Did you know that scientists have long theorized that beer has actual medicinal value? Anthropologists found, thousands of years before the 1928 discovery of penicillin, people in ancient Nubia (located in Egypt) were using beer as an antibiotic to treat everything from infected wounds to gum disease. Nubian beer, it was discovered, contained tetracycline, that same tetracycline was found in the mummified bones of the Nubians! So, who needs a flu shot? Just grab a pint of Lost Coast Tangerine Wheat, at least it sounds like it has some vitamin C in it!

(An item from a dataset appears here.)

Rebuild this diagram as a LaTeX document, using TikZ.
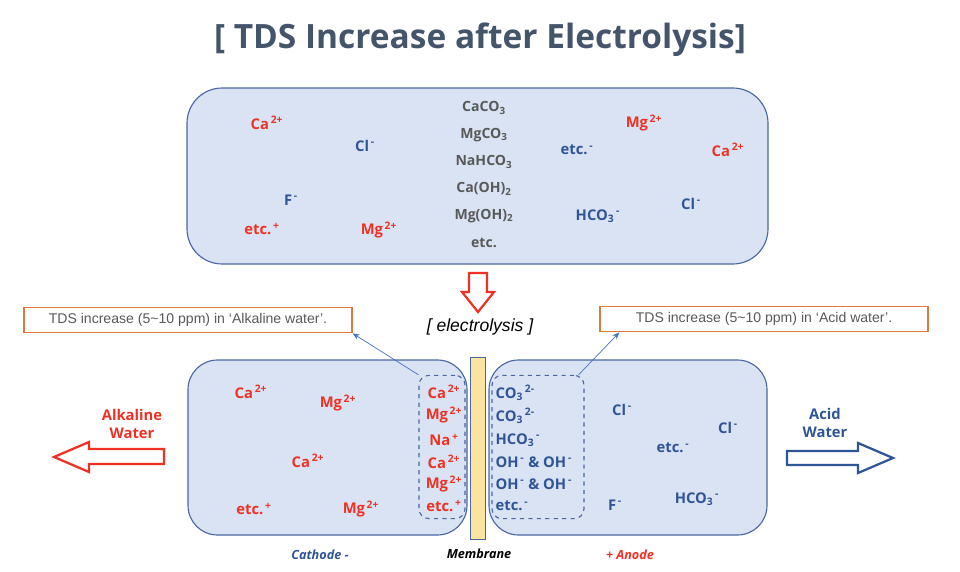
\documentclass[tikz,border=0pt]{standalone}
\usepackage{fontspec}
\setmainfont{Open Sans}
\newfontfamily\notefont{Liberation Sans}
\usepackage{xcolor}
\usetikzlibrary{arrows.meta,positioning,calc}

\definecolor{tankfill}{HTML}{DAE3F3}
\definecolor{tankline}{HTML}{4A67A3}
\definecolor{ionred}{HTML}{EE3124}
\definecolor{ionblue}{HTML}{2F5597}
\definecolor{saltgray}{HTML}{595959}
\definecolor{titlegray}{HTML}{44546A}
\definecolor{noteline}{HTML}{E07A3C}
\definecolor{notetext}{HTML}{595959}
\definecolor{linkblue}{HTML}{4472C4}
\definecolor{membfill}{HTML}{FBE3A0}

\newcommand{\chg}[1]{\textsuperscript{\,#1}}
\newcommand{\sub}[1]{\textsubscript{#1}}

\begin{document}
\begin{tikzpicture}[x=0.025cm,y=-0.025cm,
  every node/.style={font=\bfseries\fontsize{10.5}{12}\selectfont,inner sep=1pt},
  cation/.style={text=ionred},
  anion/.style={text=ionblue},
  salt/.style={text=saltgray,font=\bfseries\fontsize{10}{11}\selectfont},
  tank/.style={draw=tankline,fill=tankfill,line width=0.8pt},
  zone/.style={draw=tankline,dashed,line width=0.8pt,rounded corners=7pt},
  note/.style={draw=noteline,line width=0.8pt,text=notetext,
    font=\notefont\fontsize{10}{11}\selectfont,minimum height=0.64cm},
  hollow/.style={line width=1.6pt,fill=white,line join=miter},
  link/.style={draw=linkblue,line width=0.5pt,-{Stealth[length=5pt,width=4pt]}}]
  \useasboundingbox (0,0) rectangle (960,572);

  % title
  \node[text=titlegray,font=\bfseries\fontsize{23.8}{28}\selectfont] (title) at (480,40)
    {[ TDS Increase after Electrolysis]};

  % raw water
  \draw[tank,rounded corners=25pt] (187,88) rectangle (768,264);
  \node[salt] (s1) at (484,108) {CaCO\sub{3}};
  \node[salt] (s2) at (484,135) {MgCO\sub{3}};
  \node[salt] (s3) at (484,162) {NaHCO\sub{3}};
  \node[salt] (s4) at (484,189) {Ca(OH)\sub{2}};
  \node[salt] (s5) at (484,216) {Mg(OH)\sub{2}};
  \node[salt] (s6) at (484,243) {etc.};
  \node[cation] (r1) at (267,123) {Ca\chg{2+}};
  \node[anion]  (r2) at (365,146) {Cl\chg{-}};
  \node[anion]  (r3) at (291,200) {F\chg{-}};
  \node[cation] (r4) at (262,229) {etc.\chg{+}};
  \node[cation] (r5) at (379,230) {Mg\chg{2+}};
  \node[anion]  (r6) at (577,150) {etc.\chg{-}};
  \node[anion]  (r7) at (598,216) {HCO\sub{3}\chg{-}};
  \node[cation] (r8) at (644,123) {Mg\chg{2+}};
  \node[cation] (r9) at (728,150) {Ca\chg{2+}};
  \node[anion]  (r10) at (691,204) {Cl\chg{-}};

  % electrolysis arrow
  \draw[hollow,draw=ionred] (469,273) -- (487,273) -- (487,292) -- (494,292)
    -- (478,312) -- (462,292) -- (469,292) -- cycle;
  \node[font=\notefont\itshape\fontsize{12.5}{14}\selectfont] (elec) at (480,327)
    {[ electrolysis ]};

  % cells and membrane
  \draw[tank,rounded corners=21pt] (188,360) rectangle (467,535);
  \draw[tank,rounded corners=21pt] (489,360) rectangle (767,535);
  \draw[draw=tankline,fill=membfill,line width=0.6pt] (470,357) rectangle (485,539);

  % cathode side
  \node[cation] (a1) at (251,392) {Ca\chg{2+}};
  \node[cation] (a2) at (338,403) {Mg\chg{2+}};
  \node[cation] (a3) at (308,461) {Ca\chg{2+}};
  \node[cation] (a4) at (254,509) {etc.\chg{+}};
  \node[cation] (a5) at (361,509) {Mg\chg{2+}};
  \node[zone,minimum width=1.15cm,minimum height=3.58cm] (alkzone) at (442,447) {};
  \node[cation] (k1) at (444,392) {Ca\chg{2+}};
  \node[cation] (k2) at (444,415) {Mg\chg{2+}};
  \node[cation] (k3) at (444,440) {Na\chg{+}};
  \node[cation] (k4) at (444,462) {Ca\chg{2+}};
  \node[cation] (k5) at (444,484) {Mg\chg{2+}};
  \node[cation] (k6) at (444,506) {etc.\chg{+}};

  % anode side
  \node[zone,minimum width=2.3cm,minimum height=3.58cm] (acidzone) at (538,447) {};
  \node[anion,anchor=west] (n1) at (494,393) {CO\sub{3}\chg{2-}};
  \node[anion,anchor=west] (n2) at (494,416) {CO\sub{3}\chg{2-}};
  \node[anion,anchor=west] (n3) at (494,440) {HCO\sub{3}\chg{-}};
  \node[anion,anchor=west] (n4) at (494,462) {OH\chg{-} \& OH\chg{-}};
  \node[anion,anchor=west] (n5) at (494,484) {OH\chg{-} \& OH\chg{-}};
  \node[anion,anchor=west] (n6) at (494,506) {etc.\chg{-}};
  \node[anion] (b1) at (622,410) {Cl\chg{-}};
  \node[anion] (b2) at (728,428) {Cl\chg{-}};
  \node[anion] (b3) at (673,448) {etc.\chg{-}};
  \node[anion] (b4) at (615,505) {F\chg{-}};
  \node[anion] (b5) at (697,499) {HCO\sub{3}\chg{-}};

  % notes
  \node[note,minimum width=8.2cm] (alknote) at (188,320) {TDS increase (5\textasciitilde10 ppm) in ‘Alkaline water’.};
  \node[note,minimum width=8.2cm] (acidnote) at (764,319) {TDS increase (5\textasciitilde10 ppm) in ‘Acid water’.};
  \draw[link] (alkzone.north west) -- (alknote.south east);
  \draw[link] ($(acidzone.north east)+(-6,0)$) -- ($(acidnote.south west)+(20,0)$);

  % outflows
  \draw[hollow,draw=ionred] (164,449) -- (89,449) -- (89,442) -- (54,457)
    -- (89,472) -- (89,464) -- (164,464) -- cycle;
  \node[text=ionred,align=center,font=\bfseries\fontsize{10.5}{13}\selectfont] (alkwater) at (132,424)
    {Alkaline\\Water};
  \draw[hollow,draw=ionblue] (787,451) -- (858,451) -- (858,443) -- (893,458)
    -- (858,473) -- (858,465) -- (787,465) -- cycle;
  \node[text=ionblue,align=center,font=\bfseries\fontsize{10.5}{13}\selectfont] (acidwater) at (825,423)
    {Acid\\Water};

  % electrodes
  \node[text=ionblue,font=\bfseries\itshape\fontsize{9}{11}\selectfont] (cathode) at (320,555) {Cathode -};
  \node[font=\bfseries\itshape\fontsize{9}{11}\selectfont] (membrane) at (479,554) {Membrane};
  \node[text=ionred,font=\bfseries\itshape\fontsize{9}{11}\selectfont] (anode) at (630,555) {+ Anode};
\end{tikzpicture}
\end{document}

As well as being medicinal in value, I have seen beer bring
people together! As a beer guy and restaurateur; I have seen many different
people pass through my doors. Generally, during the week, you have a bit of an
older crowd coming in. Single people hanging out, married people getting away
for the evening or even the occasional date.; it’s the weekends that come alive
for the dating crowd as they are the easiest to spot. So, having seen my share
of the different types, I can always recognize the potential strains in the
relationships!
On one particular evening, I noted a couple that had quietly
come in, he slightly ahead of her, she behind him, head looking down, eyes
slightly puffy. Let me interject here; what is it about a couple (married or
not) that makes them soldier on through an issue even when they clearly should
have gone home or somewhere less public to work it out? I never understood that.
Ok, back to the story.
They took a seat towards the rear of the restaurant where we have a table
for four tucked away in the corner, just opposite of the entrance wall. They
sat across from each other, but barely looked at each other.
They sit there, quietly, not looking at each other, until
one of our servers, (Lets call her Sally), approaches them. Quickly looking through
their menus they place an order and then go back to looking down. No drink
order I noticed, so, being the curious, owner that I am, I walk to the table, introduce
myself and ask if they have been taken care of yet, and if so, what they are drinking.
Both look at me, a little dazed and not really understanding
what I was asking. So I turn to the puffy eyed lady and say, ‘You look like a Two Hearted Ale kind
of girl!’
‘Really?’ she asks, ‘Why do you think that?’
‘Well,’ I respond, ‘If your heart is as big as those blue
eyes, then you fit the Two
Hearted Ale perfectly!’ Then leaning over to her husband I say, ‘Wouldn’t
you agree those beautiful eyes are worth a Two Hearted Ale?’
Looking up, a little cofused, he stares into his wife’s eyes
and when he does I see his look soften and a smile begin to emerge. She
responds with a soft smile as her cheeks begin to redden; obviously that is a
look she enjoys! ‘I absolutely agree!’ he responds!
‘Then it’s settled! A Two Hearted Ale for
your lovely bride!’ And as I am walking away to alert Sally of the order, the husband
asks:
‘What about for me?’
‘Well, if I know my situations, I would say a Stone Arrogant Bastard!
Wouldn’t you?’
He smiles, she laughs, he winks and says: ‘Most certainly!’
Ah! The medicinal quality and marriage saving traits of
beer! And not too shabby for this old Hops Peddler either!